Estimated reading time: 6–7 minutes
“And now, rereading what I have written so far, I realise I have made us all out to be rather too… “showcase” students.
Myself, at any rate.”
All that is missing is the red Pioneer necktie and a diploma reading “First Prize in the Institution” — that sort of atmosphere in which everyone is a model student, nobody is ever late and nobody forgets their exercise book at home.
In reality, we were perfectly normal students.
We skived off when the occasion called for it (that is to say, precisely when it did not, but that is another discussion), we had failed examinations to retake, we went dancing at ASE on Saturdays, but we also engaged in “interoperability” with the Architecture faculty and the celebrated “303.”
If I were asked today to explain those evenings in modern terms, I would say we were performing route optimisation under severe constraints: small budget, little time and an unlimited desire not to miss a thing.
One thing I must say clearly: throughout this entire narrative I avoid mentioning colleagues by name, although — if I wished to “pad out” the text — I would have quite enough flavoursome episodes.
It is neither mystery nor the caution of a detective novel. It is simply respect.
Memories are, when all is said and done, personal, and they compress things: they preserve the essence, but I have lost some details, rounded off some corners, and sometimes perhaps rearranged the order of events.
And I should not wish a real person to find himself “compiled” into a scene that I tell well but that he remembers differently — or would rather not remember at all.
Moreover, if we are to speak in the language of the trade: I do not wish to turn my former colleagues into variables in a programme, with labels assigned by me after decades.
Not even under that convenient and dangerous label: “they made something of themselves.”
Because “making something of oneself” is among the most subjective notions ever invented by human beings.
Some measure their lives by positions, titles and professional achievements; others by family; others by friendships kept; others by the peace of mind with which they look in the mirror each morning.
In Operational Research we would call it an “objective function” — only each person has a different one.
And so I leave them without names, but not without a place: they are there, in the background, as ordinary people, with their truancies, their failed examinations, their jokes, their ambitions and, perhaps, their joy at having caught a world in the midst of change.
Whoever recognises himself knows I mention him with affection.
Whoever does not recognise himself — that is probably even better: it means I have preserved discretion, and the story has remained about the epoch and the spirit, not about the register.
But I must not overlook the artistic brigade.
There, the undisputed star was Nae Lăzărescu — who, in his own fashion, performed “debugging” on student morale.
I believe I caught the premiere of the sketch in which, on the telephone to his father, he said he was “lying on his book, swotting away”… only “the book” was, discreetly, the coded name of a female classmate.
We went on mountain excursions with our godfather, or on organised trips.
We went to the ASE Club, where I saw Tudor Gheorghe in one of his earliest public appearances.
I was enormously taken with him, without knowing then that that voice would remain, over the years, like a refrain that follows you beautifully.
Such were those years: between the Odhner wheel and the integrals of Edmond Nicolau, between punched cards and dance steps, between graphs, tables and the eternal question “where shall we go this evening?”
We were neither heroes nor saints.

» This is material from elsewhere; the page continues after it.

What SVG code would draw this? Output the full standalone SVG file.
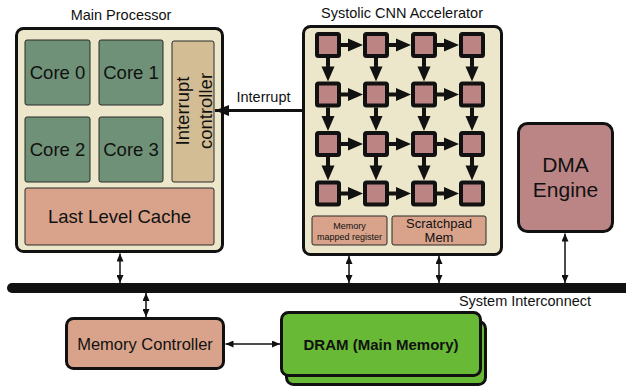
<svg xmlns="http://www.w3.org/2000/svg" xmlns:xlink="http://www.w3.org/1999/xlink" width="626" height="387" viewBox="0 0 626 387">
<style>
text{font-family:"Liberation Sans",Arial,Helvetica,sans-serif;fill:#111;}
.box{stroke:#111;stroke-width:3;}
.cream{fill:#ece6ca;}
.core{fill:#6f9177;stroke:#2a2a2a;stroke-width:1;}
.tan{fill:#d3bd95;stroke:#2a2a2a;stroke-width:1;}
.salmon{fill:#d8a38a;stroke:#2a2a2a;stroke-width:1;}
.pe{fill:#bd8484;stroke:#111;stroke-width:4;}
.t18{font-size:18.5px;text-anchor:middle;}
.ttl{font-size:14.5px;text-anchor:middle;}
.wire{stroke:#111;stroke-width:1.5;fill:none;marker-start:url(#ah);marker-end:url(#ah);}
.ga{fill:#111;}
</style>
<defs>
<marker id="ah" viewBox="0 0 8 7" refX="8" refY="3.5" markerWidth="8" markerHeight="7" markerUnits="userSpaceOnUse" orient="auto-start-reverse"><path d="M0 0L8 3.5L0 7Z" fill="#111"/></marker>
<marker id="ahb" viewBox="0 0 14 11" refX="14" refY="5.5" markerWidth="14" markerHeight="11" markerUnits="userSpaceOnUse" orient="auto"><path d="M0 0L14 5.5L0 11Z" fill="#111"/></marker>
<path id="ha" d="M0 -2H7V-6.5L22 0L7 6.5V2H0Z"/>
<path id="va" d="M-2 0V8.5H-6.5L0 23.5L6.5 8.5H2V0Z"/>
</defs>

<g id="main-processor">
<text class="ttl" x="121" y="20">Main Processor</text>
<rect class="box cream" x="16.5" y="28.5" width="206" height="223" rx="7"/>
<g id="core0"><rect class="core" x="25" y="40" width="65" height="65" rx="2"/><text class="t18" x="57.5" y="79">Core 0</text></g>
<g id="core1"><rect class="core" x="99" y="40" width="64" height="65" rx="2"/><text class="t18" x="131" y="79">Core 1</text></g>
<g id="core2"><rect class="core" x="25" y="117" width="65" height="65" rx="2"/><text class="t18" x="57.5" y="156">Core 2</text></g>
<g id="core3"><rect class="core" x="99" y="117" width="64" height="65" rx="2"/><text class="t18" x="131" y="156">Core 3</text></g>
<g id="interrupt-controller"><rect class="tan" x="172" y="41" width="42" height="141" rx="2"/>
<text class="t18" transform="translate(193,111) rotate(-90)"><tspan x="0" y="-4">Interrupt</tspan><tspan x="0" y="19">controller</tspan></text></g>
<g id="llc"><rect class="salmon" x="25" y="188" width="189" height="57" rx="2"/><text class="t18" x="119.5" y="223">Last Level Cache</text></g>
</g>

<g id="accelerator">
<text class="ttl" x="402" y="18">Systolic CNN Accelerator</text>
<rect class="box cream" x="303.5" y="26.5" width="198" height="228" rx="7"/>
<g id="pe-grid">
<rect class="pe" x="317" y="34" width="22" height="22" rx="1.5"/><rect class="pe" x="365" y="34" width="22" height="22" rx="1.5"/><rect class="pe" x="413" y="34" width="22" height="22" rx="1.5"/><rect class="pe" x="461" y="34" width="22" height="22" rx="1.5"/>
<rect class="pe" x="317" y="83.5" width="22" height="22" rx="1.5"/><rect class="pe" x="365" y="83.5" width="22" height="22" rx="1.5"/><rect class="pe" x="413" y="83.5" width="22" height="22" rx="1.5"/><rect class="pe" x="461" y="83.5" width="22" height="22" rx="1.5"/>
<rect class="pe" x="317" y="133" width="22" height="22" rx="1.5"/><rect class="pe" x="365" y="133" width="22" height="22" rx="1.5"/><rect class="pe" x="413" y="133" width="22" height="22" rx="1.5"/><rect class="pe" x="461" y="133" width="22" height="22" rx="1.5"/>
<rect class="pe" x="317" y="182.5" width="22" height="22" rx="1.5"/><rect class="pe" x="365" y="182.5" width="22" height="22" rx="1.5"/><rect class="pe" x="413" y="182.5" width="22" height="22" rx="1.5"/><rect class="pe" x="461" y="182.5" width="22" height="22" rx="1.5"/>
</g>
<g id="mmr"><rect class="salmon" x="312" y="216" width="75" height="29" rx="2"/>
<text x="349.5" y="228.5" font-size="9" text-anchor="middle">Memory</text><text x="349.5" y="239.5" font-size="9" text-anchor="middle">mapped register</text></g>
<g id="scratchpad"><rect class="salmon" x="392" y="216" width="94" height="29" rx="2"/>
<text x="439" y="228" font-size="13" text-anchor="middle">Scratchpad</text><text x="439" y="242" font-size="13" text-anchor="middle">Mem</text></g>
</g>

<g id="dma-engine">
<rect class="box" x="518.5" y="123.5" width="94" height="108" rx="9" fill="#bc8585" stroke-width="3.5"/>
<text x="565.5" y="172" font-size="21" text-anchor="middle">DMA</text>
<text x="565.5" y="197" font-size="21" text-anchor="middle">Engine</text>
</g>

<g id="system-interconnect">
<line x1="12" y1="288" x2="640" y2="288" stroke="#111" stroke-width="10" stroke-linecap="round"/>
<text x="525" y="306" font-size="14.5" text-anchor="middle">System Interconnect</text>
</g>

<g id="memory-controller">
<rect class="box" x="66.5" y="318.5" width="157" height="50" rx="7" fill="#d8a38a"/>
<text x="145" y="350" font-size="16.5" text-anchor="middle">Memory Controller</text>
</g>

<g id="dram">
<rect class="box" x="286.5" y="321.5" width="199" height="63" rx="7" fill="#67b936"/>
<rect class="box" x="281.5" y="312.5" width="199" height="63" rx="7" fill="#67b936"/>
<text x="381" y="350" font-size="15" font-weight="bold" text-anchor="middle">DRAM (Main Memory)</text>
</g>

<g id="connectors">
<g class="ga">
<use xlink:href="#ha" x="341" y="45"/><use xlink:href="#ha" x="389" y="45"/><use xlink:href="#ha" x="437" y="45"/>
<use xlink:href="#ha" x="341" y="94.5"/><use xlink:href="#ha" x="389" y="94.5"/><use xlink:href="#ha" x="437" y="94.5"/>
<use xlink:href="#ha" x="341" y="144"/><use xlink:href="#ha" x="389" y="144"/><use xlink:href="#ha" x="437" y="144"/>
<use xlink:href="#ha" x="341" y="193.5"/><use xlink:href="#ha" x="389" y="193.5"/><use xlink:href="#ha" x="437" y="193.5"/>
<use xlink:href="#va" x="328" y="58"/><use xlink:href="#va" x="376" y="58"/><use xlink:href="#va" x="424" y="58"/><use xlink:href="#va" x="472" y="58"/>
<use xlink:href="#va" x="328" y="107.5"/><use xlink:href="#va" x="376" y="107.5"/><use xlink:href="#va" x="424" y="107.5"/><use xlink:href="#va" x="472" y="107.5"/>
<use xlink:href="#va" x="328" y="157"/><use xlink:href="#va" x="376" y="157"/><use xlink:href="#va" x="424" y="157"/><use xlink:href="#va" x="472" y="157"/>
</g>
<line x1="302" y1="110.5" x2="215" y2="110.5" stroke="#111" stroke-width="3" marker-end="url(#ahb)"/>
<text x="263.5" y="102" font-size="14.5" text-anchor="middle">Interrupt</text>
<line class="wire" x1="120" y1="253.5" x2="120" y2="283"/>
<line class="wire" x1="146" y1="293" x2="146" y2="317"/>
<line class="wire" x1="349" y1="256" x2="349" y2="283"/>
<line class="wire" x1="439" y1="256" x2="439" y2="283"/>
<line class="wire" x1="565" y1="233.5" x2="565" y2="283"/>
<line class="wire" x1="225.5" y1="344" x2="280" y2="344"/>
</g>
</svg>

We were curious.
And, from time to time, tired — but with that good tiredness that comes from being alive.
And one more important thing: we were young. So from that point of view I can indeed say that “things were better before” — as the joke that circulated after the Revolution has it.
In the end, I for one came out of university with an inventory of instruments — methods, models, logic, a kind of discipline of thought — which one could deepen as the need arose.
That is what a good university ought to do: open horizons and give you the methods to explore them.
And the optimism? It came as part of the package, even if it was not written on the diploma.